### WHAT IS NEEDED
Copy the lines holding the word "matplotlib", all of them.
####################
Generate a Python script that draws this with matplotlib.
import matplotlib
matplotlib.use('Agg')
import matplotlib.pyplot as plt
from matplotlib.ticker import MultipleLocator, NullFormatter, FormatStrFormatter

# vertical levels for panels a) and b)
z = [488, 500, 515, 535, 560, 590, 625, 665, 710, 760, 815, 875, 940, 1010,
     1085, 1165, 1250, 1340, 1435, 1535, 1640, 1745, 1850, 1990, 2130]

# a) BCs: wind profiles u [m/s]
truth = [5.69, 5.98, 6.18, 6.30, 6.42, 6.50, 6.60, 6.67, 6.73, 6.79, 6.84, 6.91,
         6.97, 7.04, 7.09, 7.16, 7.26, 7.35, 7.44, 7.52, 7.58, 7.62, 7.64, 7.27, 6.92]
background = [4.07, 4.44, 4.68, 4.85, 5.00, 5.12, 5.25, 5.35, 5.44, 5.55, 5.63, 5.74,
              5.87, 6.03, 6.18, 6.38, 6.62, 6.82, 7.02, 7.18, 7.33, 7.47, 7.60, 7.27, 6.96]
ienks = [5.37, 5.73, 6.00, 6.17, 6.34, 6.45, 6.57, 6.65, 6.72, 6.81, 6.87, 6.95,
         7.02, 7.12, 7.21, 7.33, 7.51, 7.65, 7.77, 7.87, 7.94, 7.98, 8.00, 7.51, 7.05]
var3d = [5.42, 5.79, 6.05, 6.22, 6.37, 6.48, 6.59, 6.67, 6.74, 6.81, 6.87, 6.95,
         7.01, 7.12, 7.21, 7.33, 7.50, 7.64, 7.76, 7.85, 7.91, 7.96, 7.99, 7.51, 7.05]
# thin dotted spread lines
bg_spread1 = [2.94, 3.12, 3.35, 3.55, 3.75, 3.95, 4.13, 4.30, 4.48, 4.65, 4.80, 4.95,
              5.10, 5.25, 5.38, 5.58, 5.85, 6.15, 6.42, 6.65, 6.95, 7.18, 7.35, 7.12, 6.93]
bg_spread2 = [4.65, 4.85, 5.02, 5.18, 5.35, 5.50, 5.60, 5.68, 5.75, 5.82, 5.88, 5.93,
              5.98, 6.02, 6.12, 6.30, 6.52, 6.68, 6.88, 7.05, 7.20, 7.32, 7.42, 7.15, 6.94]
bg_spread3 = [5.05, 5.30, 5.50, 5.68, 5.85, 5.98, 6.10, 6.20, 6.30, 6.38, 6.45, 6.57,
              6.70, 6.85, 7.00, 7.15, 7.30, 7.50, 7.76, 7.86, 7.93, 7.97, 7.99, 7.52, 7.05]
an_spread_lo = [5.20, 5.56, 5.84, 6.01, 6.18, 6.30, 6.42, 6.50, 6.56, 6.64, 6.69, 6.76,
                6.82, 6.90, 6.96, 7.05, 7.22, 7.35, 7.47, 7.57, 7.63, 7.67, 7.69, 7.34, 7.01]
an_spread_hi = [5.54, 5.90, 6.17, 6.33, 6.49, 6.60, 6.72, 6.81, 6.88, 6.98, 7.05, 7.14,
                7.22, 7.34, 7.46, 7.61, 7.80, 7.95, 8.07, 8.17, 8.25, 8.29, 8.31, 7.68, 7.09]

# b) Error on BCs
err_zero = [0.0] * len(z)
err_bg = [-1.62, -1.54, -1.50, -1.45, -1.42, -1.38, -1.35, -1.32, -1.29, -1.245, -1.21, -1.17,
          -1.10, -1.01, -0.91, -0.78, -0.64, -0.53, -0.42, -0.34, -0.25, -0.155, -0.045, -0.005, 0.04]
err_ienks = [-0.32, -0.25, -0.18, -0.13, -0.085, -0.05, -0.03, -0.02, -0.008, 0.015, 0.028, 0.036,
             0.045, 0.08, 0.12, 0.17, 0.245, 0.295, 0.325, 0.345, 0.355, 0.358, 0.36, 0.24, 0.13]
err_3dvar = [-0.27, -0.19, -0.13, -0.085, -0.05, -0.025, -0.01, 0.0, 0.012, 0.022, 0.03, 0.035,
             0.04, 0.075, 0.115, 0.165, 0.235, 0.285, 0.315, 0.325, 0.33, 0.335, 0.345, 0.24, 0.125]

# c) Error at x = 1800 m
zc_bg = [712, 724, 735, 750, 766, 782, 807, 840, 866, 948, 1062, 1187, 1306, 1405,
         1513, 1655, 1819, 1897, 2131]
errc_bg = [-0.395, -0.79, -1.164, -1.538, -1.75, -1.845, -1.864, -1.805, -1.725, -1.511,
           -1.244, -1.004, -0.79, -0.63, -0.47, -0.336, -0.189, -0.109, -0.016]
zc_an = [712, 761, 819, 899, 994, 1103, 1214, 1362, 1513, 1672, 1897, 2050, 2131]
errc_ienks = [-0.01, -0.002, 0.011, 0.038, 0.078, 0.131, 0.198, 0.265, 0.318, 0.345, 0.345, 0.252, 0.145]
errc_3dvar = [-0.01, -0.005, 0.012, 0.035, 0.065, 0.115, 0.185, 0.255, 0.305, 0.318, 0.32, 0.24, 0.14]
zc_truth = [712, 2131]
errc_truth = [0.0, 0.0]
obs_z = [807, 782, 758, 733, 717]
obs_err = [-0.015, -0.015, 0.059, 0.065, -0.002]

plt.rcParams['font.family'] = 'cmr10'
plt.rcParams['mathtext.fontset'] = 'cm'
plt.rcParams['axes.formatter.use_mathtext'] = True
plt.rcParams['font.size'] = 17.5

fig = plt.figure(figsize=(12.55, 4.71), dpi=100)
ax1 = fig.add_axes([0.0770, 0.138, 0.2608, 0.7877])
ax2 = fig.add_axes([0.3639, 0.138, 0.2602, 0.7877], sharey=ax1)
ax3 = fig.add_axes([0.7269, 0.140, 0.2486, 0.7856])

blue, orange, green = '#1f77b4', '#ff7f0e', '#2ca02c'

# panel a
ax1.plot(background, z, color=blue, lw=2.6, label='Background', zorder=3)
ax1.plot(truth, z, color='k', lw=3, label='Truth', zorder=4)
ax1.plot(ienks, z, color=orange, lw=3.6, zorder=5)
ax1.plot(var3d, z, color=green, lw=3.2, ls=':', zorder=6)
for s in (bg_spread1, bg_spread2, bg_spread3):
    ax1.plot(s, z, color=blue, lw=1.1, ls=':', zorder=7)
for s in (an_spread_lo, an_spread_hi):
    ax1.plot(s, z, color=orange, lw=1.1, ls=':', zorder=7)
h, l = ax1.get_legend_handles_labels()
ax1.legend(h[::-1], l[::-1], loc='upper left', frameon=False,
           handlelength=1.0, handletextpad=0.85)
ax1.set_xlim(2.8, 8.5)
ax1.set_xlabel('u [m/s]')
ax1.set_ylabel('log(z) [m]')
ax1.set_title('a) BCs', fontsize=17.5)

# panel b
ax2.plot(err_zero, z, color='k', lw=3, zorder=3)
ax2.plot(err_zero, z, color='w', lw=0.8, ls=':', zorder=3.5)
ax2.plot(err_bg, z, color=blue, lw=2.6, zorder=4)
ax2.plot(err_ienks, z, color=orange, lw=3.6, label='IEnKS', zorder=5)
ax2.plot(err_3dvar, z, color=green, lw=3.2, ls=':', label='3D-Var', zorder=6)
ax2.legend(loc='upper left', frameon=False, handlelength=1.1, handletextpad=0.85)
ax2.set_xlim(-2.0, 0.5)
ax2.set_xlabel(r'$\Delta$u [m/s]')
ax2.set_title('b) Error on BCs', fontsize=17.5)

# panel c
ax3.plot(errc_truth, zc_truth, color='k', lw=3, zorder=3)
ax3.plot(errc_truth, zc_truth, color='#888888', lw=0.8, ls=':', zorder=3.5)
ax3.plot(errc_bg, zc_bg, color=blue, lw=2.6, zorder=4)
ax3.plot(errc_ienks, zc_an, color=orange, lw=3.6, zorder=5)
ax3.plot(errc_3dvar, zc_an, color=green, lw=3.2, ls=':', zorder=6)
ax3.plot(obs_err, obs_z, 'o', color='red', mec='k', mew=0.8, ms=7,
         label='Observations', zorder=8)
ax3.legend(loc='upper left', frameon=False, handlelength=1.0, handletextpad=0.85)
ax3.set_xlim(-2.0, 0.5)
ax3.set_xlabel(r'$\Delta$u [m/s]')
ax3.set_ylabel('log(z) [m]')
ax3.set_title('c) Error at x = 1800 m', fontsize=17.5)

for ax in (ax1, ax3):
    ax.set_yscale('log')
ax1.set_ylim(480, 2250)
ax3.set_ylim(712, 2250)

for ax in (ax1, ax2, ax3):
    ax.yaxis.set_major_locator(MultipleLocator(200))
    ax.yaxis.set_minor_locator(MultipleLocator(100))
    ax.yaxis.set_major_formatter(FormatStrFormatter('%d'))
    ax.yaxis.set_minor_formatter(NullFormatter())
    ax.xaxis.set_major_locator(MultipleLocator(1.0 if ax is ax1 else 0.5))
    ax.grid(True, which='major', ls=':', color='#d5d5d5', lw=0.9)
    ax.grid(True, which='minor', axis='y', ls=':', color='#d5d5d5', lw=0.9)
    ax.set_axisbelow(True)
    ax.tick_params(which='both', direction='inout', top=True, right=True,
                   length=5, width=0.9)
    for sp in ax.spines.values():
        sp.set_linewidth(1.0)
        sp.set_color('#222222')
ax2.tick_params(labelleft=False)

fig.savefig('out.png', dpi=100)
####################
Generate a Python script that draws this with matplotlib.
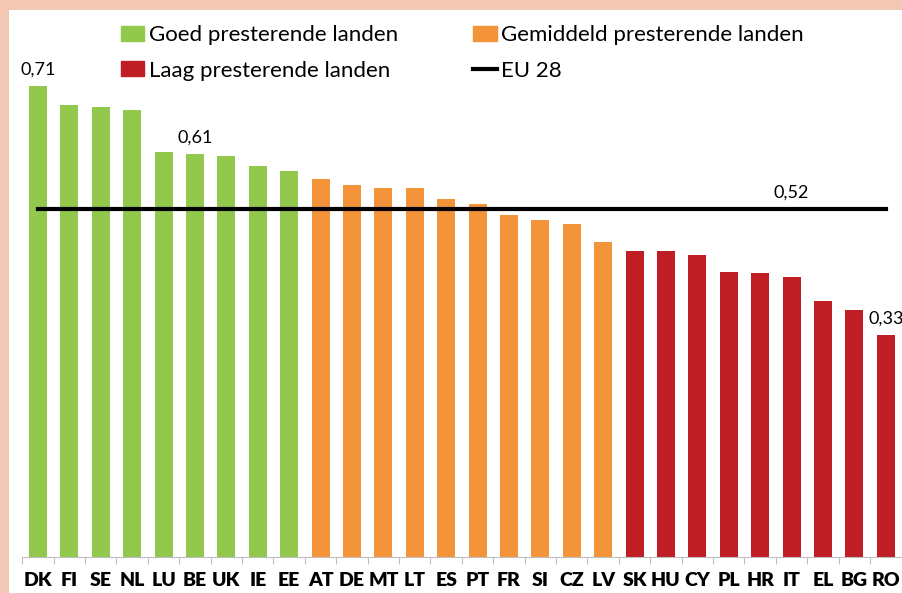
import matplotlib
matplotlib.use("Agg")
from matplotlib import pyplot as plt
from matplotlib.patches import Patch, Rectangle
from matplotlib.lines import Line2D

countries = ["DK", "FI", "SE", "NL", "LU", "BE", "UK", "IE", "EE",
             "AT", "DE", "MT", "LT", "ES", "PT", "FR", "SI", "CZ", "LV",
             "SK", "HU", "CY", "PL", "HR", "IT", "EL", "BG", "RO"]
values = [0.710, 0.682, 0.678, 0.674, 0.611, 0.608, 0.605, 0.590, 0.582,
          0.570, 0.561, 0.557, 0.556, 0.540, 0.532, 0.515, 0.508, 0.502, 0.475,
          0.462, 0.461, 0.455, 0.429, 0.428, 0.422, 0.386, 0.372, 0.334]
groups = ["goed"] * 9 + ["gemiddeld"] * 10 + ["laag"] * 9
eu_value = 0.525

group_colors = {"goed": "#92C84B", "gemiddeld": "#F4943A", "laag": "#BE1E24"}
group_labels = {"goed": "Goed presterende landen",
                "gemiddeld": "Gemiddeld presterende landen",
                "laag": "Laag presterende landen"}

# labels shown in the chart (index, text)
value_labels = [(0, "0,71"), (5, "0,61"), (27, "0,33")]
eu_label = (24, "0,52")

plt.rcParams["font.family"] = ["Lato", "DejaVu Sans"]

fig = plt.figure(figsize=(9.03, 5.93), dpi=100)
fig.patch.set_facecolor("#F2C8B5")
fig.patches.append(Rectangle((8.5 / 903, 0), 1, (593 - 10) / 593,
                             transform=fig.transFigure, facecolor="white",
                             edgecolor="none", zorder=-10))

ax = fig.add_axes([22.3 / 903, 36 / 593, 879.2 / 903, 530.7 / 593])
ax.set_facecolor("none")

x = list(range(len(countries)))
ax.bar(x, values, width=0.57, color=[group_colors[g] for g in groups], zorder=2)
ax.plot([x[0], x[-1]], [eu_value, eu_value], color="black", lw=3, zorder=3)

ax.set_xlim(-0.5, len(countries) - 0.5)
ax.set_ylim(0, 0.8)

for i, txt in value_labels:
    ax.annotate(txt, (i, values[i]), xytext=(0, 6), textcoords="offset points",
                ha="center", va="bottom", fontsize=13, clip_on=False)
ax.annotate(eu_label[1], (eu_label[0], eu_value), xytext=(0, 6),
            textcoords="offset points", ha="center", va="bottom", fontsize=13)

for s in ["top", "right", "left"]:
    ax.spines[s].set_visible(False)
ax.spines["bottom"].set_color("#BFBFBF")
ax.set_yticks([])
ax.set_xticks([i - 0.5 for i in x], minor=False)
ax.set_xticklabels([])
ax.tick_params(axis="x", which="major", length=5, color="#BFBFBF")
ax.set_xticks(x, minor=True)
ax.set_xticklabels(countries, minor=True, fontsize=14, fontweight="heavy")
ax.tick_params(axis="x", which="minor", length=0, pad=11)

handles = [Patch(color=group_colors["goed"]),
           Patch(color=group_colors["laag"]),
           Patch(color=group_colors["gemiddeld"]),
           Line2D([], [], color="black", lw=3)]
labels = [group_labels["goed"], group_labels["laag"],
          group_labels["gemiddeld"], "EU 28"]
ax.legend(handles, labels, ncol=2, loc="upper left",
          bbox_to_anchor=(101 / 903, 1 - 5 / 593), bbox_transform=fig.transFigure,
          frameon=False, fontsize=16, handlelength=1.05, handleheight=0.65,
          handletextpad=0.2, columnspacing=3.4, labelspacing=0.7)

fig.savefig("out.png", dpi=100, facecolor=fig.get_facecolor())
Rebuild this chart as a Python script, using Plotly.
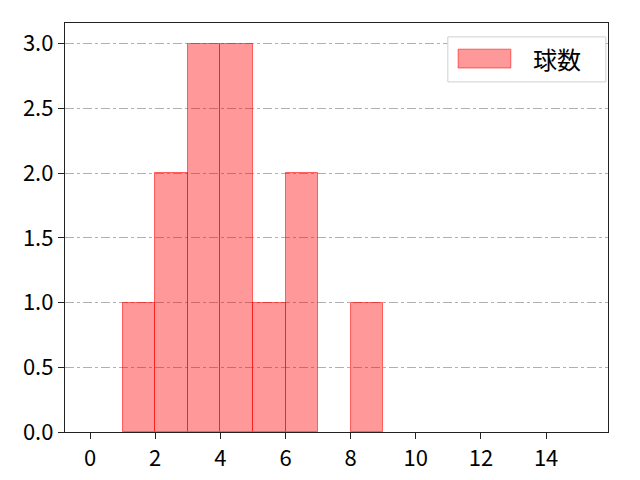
####################
### CORRECT ANSWER
Generate a Python script that draws this with matplotlib.
import matplotlib
matplotlib.use('Agg')
import matplotlib.pyplot as plt
from matplotlib.ticker import MultipleLocator, NullFormatter, FormatStrFormatter
Generate a Python script that draws this with matplotlib.
import matplotlib
matplotlib.use("Agg")
from matplotlib import pyplot as plt
from matplotlib.patches import Patch, Rectangle
from matplotlib.lines import Line2D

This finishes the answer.